'''

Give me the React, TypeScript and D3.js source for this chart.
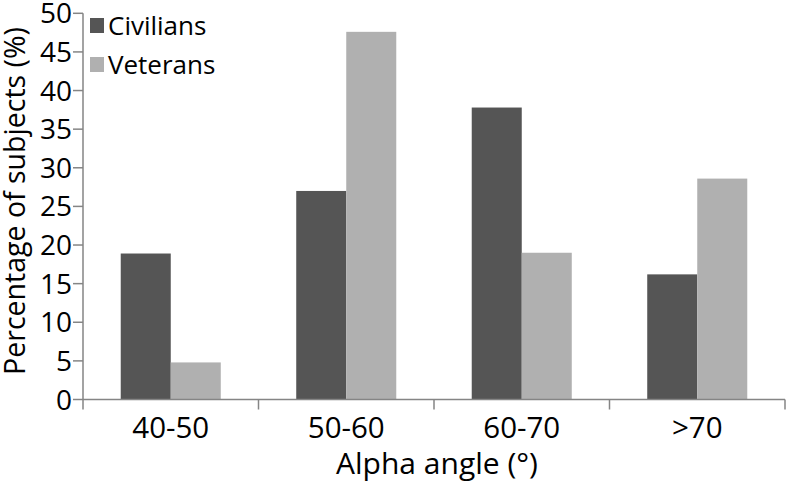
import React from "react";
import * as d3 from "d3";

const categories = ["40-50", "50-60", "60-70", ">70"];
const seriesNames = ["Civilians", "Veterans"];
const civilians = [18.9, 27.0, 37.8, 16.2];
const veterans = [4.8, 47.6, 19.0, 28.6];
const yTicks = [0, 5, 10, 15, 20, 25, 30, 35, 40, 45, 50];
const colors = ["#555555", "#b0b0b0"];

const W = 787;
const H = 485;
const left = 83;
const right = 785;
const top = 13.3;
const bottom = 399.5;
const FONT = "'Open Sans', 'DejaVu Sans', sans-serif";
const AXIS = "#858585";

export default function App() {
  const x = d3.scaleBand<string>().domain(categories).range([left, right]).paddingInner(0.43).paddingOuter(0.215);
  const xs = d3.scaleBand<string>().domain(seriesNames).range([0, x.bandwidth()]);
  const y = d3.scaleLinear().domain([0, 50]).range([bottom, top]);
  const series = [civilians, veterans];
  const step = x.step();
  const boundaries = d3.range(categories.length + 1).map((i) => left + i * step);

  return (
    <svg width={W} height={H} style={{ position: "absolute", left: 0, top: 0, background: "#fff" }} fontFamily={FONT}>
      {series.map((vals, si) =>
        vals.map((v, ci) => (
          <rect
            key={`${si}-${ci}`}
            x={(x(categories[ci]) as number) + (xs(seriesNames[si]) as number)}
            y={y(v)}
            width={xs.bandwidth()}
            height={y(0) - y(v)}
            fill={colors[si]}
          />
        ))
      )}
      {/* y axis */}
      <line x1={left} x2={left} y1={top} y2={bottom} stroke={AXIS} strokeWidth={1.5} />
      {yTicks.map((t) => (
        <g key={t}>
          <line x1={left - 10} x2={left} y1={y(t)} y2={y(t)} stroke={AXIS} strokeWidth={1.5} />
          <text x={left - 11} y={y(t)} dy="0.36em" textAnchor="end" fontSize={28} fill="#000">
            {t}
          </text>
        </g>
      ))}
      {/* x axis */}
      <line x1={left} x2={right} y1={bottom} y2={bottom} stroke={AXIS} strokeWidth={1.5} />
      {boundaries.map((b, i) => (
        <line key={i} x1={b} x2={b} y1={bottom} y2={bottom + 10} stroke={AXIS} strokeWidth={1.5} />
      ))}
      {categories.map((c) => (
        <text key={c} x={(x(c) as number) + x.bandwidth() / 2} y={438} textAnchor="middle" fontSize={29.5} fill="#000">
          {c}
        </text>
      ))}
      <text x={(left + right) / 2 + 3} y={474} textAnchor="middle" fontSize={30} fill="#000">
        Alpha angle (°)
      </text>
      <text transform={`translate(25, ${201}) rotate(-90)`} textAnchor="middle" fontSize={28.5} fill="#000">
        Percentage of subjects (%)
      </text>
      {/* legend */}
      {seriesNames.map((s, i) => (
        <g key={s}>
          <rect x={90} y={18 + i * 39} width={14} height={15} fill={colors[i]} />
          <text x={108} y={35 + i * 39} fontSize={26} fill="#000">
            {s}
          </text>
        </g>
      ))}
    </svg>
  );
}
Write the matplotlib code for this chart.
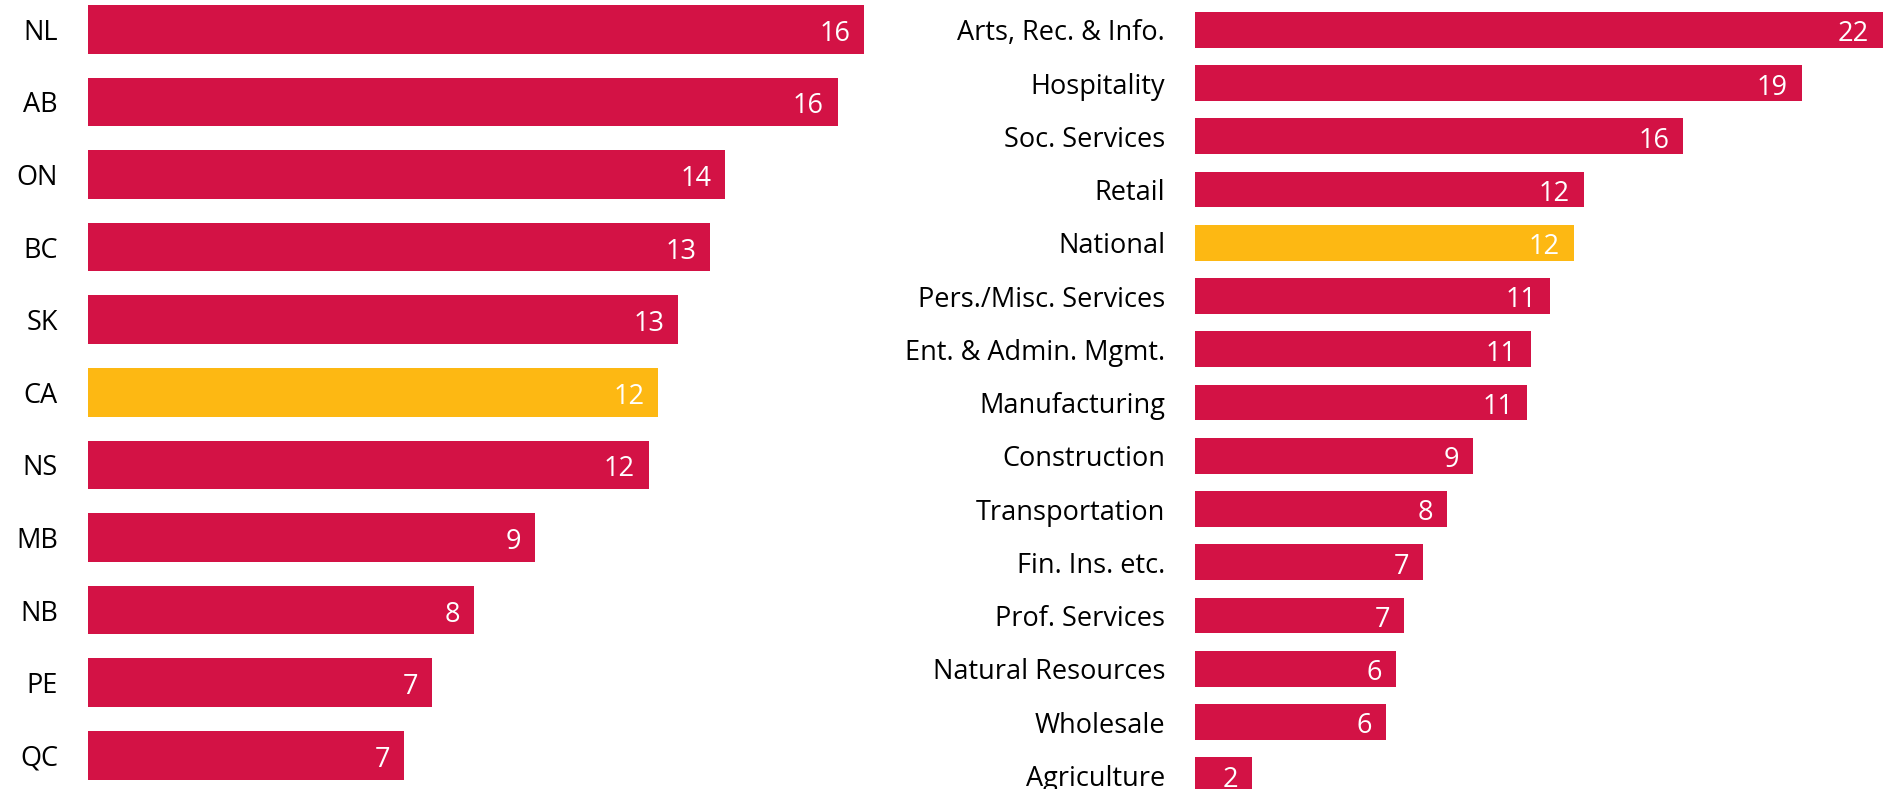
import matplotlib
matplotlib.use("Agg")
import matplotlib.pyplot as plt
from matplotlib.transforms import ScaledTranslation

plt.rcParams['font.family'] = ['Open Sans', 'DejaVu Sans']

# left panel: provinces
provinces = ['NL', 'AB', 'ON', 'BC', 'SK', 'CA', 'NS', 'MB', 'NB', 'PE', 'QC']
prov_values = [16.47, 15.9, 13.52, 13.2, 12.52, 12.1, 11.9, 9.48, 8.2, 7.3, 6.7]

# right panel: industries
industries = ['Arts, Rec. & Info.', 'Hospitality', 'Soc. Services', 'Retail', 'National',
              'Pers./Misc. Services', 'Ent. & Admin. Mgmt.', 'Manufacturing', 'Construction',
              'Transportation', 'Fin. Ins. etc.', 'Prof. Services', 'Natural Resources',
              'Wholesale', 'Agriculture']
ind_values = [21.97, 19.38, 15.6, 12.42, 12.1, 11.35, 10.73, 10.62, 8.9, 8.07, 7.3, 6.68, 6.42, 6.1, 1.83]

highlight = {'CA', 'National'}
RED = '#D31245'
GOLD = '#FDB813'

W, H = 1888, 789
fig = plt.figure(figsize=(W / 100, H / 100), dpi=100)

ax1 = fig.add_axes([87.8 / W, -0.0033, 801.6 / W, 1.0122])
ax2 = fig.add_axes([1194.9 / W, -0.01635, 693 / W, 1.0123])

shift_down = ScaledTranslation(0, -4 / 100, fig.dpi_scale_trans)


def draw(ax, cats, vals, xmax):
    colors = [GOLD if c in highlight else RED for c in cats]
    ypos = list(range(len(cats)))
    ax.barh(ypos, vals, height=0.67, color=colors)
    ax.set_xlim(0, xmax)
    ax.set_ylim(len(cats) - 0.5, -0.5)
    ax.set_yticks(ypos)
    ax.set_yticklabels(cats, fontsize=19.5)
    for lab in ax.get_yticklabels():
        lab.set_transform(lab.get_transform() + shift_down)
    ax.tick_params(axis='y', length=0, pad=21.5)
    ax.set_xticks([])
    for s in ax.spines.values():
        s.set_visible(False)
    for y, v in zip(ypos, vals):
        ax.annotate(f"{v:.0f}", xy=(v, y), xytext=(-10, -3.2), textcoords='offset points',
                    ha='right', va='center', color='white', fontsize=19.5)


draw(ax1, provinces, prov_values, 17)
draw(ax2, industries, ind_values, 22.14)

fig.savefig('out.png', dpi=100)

'''

## Exercise objective
Reproduce, word for word, every line from the start of the records down to and including the line with "const boundaries = d3.range(categories.length"; skip the pictures.

## Finished task
Give me the React, TypeScript and D3.js source for this chart.
import React from "react";
import * as d3 from "d3";

const categories = ["40-50", "50-60", "60-70", ">70"];
const seriesNames = ["Civilians", "Veterans"];
const civilians = [18.9, 27.0, 37.8, 16.2];
const veterans = [4.8, 47.6, 19.0, 28.6];
const yTicks = [0, 5, 10, 15, 20, 25, 30, 35, 40, 45, 50];
const colors = ["#555555", "#b0b0b0"];

const W = 787;
const H = 485;
const left = 83;
const right = 785;
const top = 13.3;
const bottom = 399.5;
const FONT = "'Open Sans', 'DejaVu Sans', sans-serif";
const AXIS = "#858585";

export default function App() {
  const x = d3.scaleBand<string>().domain(categories).range([left, right]).paddingInner(0.43).paddingOuter(0.215);
  const xs = d3.scaleBand<string>().domain(seriesNames).range([0, x.bandwidth()]);
  const y = d3.scaleLinear().domain([0, 50]).range([bottom, top]);
  const series = [civilians, veterans];
  const step = x.step();
  const boundaries = d3.range(categories.length + 1).map((i) => left + i * step);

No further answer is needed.